Sin prisa, pero sin pausa, Bwalya comenzó a reconstruir su selección. Primero rescató para su país a Johnson, su hermano, y luego reclutó a Charles Musonda, entonces en la liga belga. Con Bwalya como héroe, ya con 32 años, Zambia alcanzó las semifinales de la Copa África ante Túnez, en un torneo donde Bwalya anotó cinco goles. No era suficiente para Kalusha. Aún afectado por el accidente que le había privado del mejor equipo de su país y de varios de sus mejores amigos, él siguió ejerciendo su oficio de goleador en sitios tan remotos como México (Necaxa, León, Iraputo) o Emiratos Árabes (Al Wahda). Nunca tuvo problemas con el idioma, porque hablaba futbolés, y se comunicaba gracias a un dialecto universal, el gol. Pero cuando colgó las botas, a los 37 años, en el Correcaminos mexicano, en Segunda división, decidió probar suerte en los banquillos. Primero debutó en el modesto Potros de Marte en su adorado México y después, cuando adquirió experiencia y conocimientos, pasó a ser seleccionador nacional de Zambia. A pesar de no lograr el billete para Alemania 2006, viajó por diferentes países como embajador de Zambia, tratando de conseguir patrocinadores, material deportivo y nuevos conocimientos organizativos para el fútbol de su país. Comparado con mitos africanos como George Weah (Liberia), Roger Milla (Camerún) o Abdi Pelé (Ghana) cuando era jugador, Kalusha Bwalya se empeñó en hacer un último servicio a su país.

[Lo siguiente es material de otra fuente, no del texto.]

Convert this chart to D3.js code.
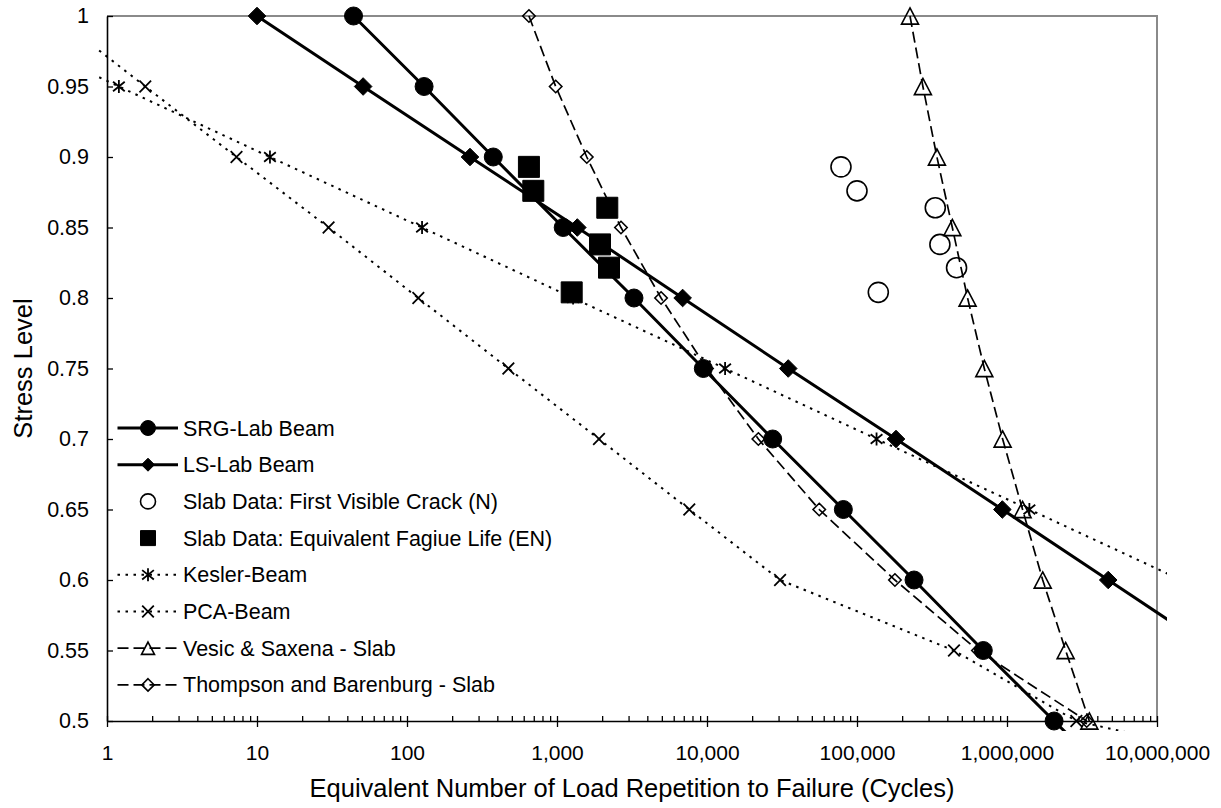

Lo hizo desde el sillón de la presidencia de la Federación de Zambia. Desde el despacho, gracias a su experiencia como jugador fetiche del pueblo y a sus conocimientos del fútbol europeo (el Círculo de Brujas le fichó gracias a un vídeo y fue delantero centro del PSV Eindhoven), Bwalya fue construyendo, poco a poco, los cimientos de una selección capaz de hacer que su pobre país se sintiera orgulloso. Bajo el lema patrio, One Zambia, one nation, fue dando pequeños pasos para mejorar la competitividad de un equipo sin grandes jugadores. Contrató a Herve Renard como seleccionador, con la esperanza de conseguir que la palabra equipo se cumpliera en toda la extensión de la palabra. Lo consiguió. A pesar de que apenas un componente de la selección actuaba en clubes europeos —Mayuka, en Young Boys suizo, era la excepción que confirmaba la regla—, Bwalya y Renard tenían fe en armar un bloque compacto. El objetivo, dejar el pabellón alto en la Copa de África que se iba a disputar en Guinea Ecuatorial y Gabón, la tierra donde aquel maldito avión modelo Buffalo se había estrellado. La crítica especializada sostenía que con aquella tragedia aérea aún grabada a fuego, Zambia sería presa fácil de las grandes potencias africanas, como «Las estrellas negras» (Ghana) o «Los elefantes» (Costa de Marfil), equipos mucho más cualificados y occidentalizados, con grandes estrellas como Ayew o Gyan, o Yaya Touré o Didier Drogba, respectivamente. Pero la crítica se equivocaba.
Como en un guión de Hollywood —la industria jamás rechazaría un guión adaptado de esta historia basada en hechos reales—, Zambia fue regateando todos los obstáculos que encontró en el camino. Pasó con apuros en cuartos de final, se plantó en semifinales para derrotar contra todo pronóstico a Ghana gracias a un gol de Mayuka y se enfrentó a la todopoderosa Costa de Marfil en la gran final. La esperanza de uno de los países más pobres del planeta Tierra se hizo pelota, Musonda se lesionó y tuvo que ser llevado en alzas por sus compañeros, el seleccionador nacional hizo gala de un temple y una ambición sin límites y Zambia, haciendo realidad el sueño de Cenicienta, plantó cara a «Los elefantes». Drogba pudo acabar con su sueño desde los once metros. Pero cuando chutó, fue como si el espíritu de los desparecidos en la tragedia aérea apareciese, desde algún lugar del estrellado cielo africano, para atraer el balón y desviarlo hacia su hábitat natural, las nubes. Drogba, perseguido por alguna ignota maldición esotérica con las penas máximas, entró en barrena. Zambia, en estado de éxtasis. Kalaba, Mayuka y Katongo, la trilogía «naranja», comenzaron a soñar más fuerte que su rival. Sentían que los espíritus de 1993 estaban con ellos. Y tras una tanda de penaltis tan emocionante como interminable, zanjada por un gol de Sunzu, la «nueva Zambia» que profetizó Kalusha Bwalya se proclamó reina de África.
Diecinueve años después de llorar la muerte de la generación más brillante de su historia, Zambia derramaba lágrimas de felicidad por su primera, sorprendente y merecida Copa África. Kalusha Bwalya, el delantero que escapó de las garras de la muerte al no subir a aquel avión, había cumplido su promesa como presidente de la Federación. Casi veinte años antes había visitado, tumba por tumba, a sus compañeros fallecidos. Les juró que no descansaría hasta forjar una «nueva Zambia». Dos décadas después, Bwalya cumplió su juramento. Su país había ganado la Copa África. Y Kalusha, al fin, pudo llorar. De felicidad.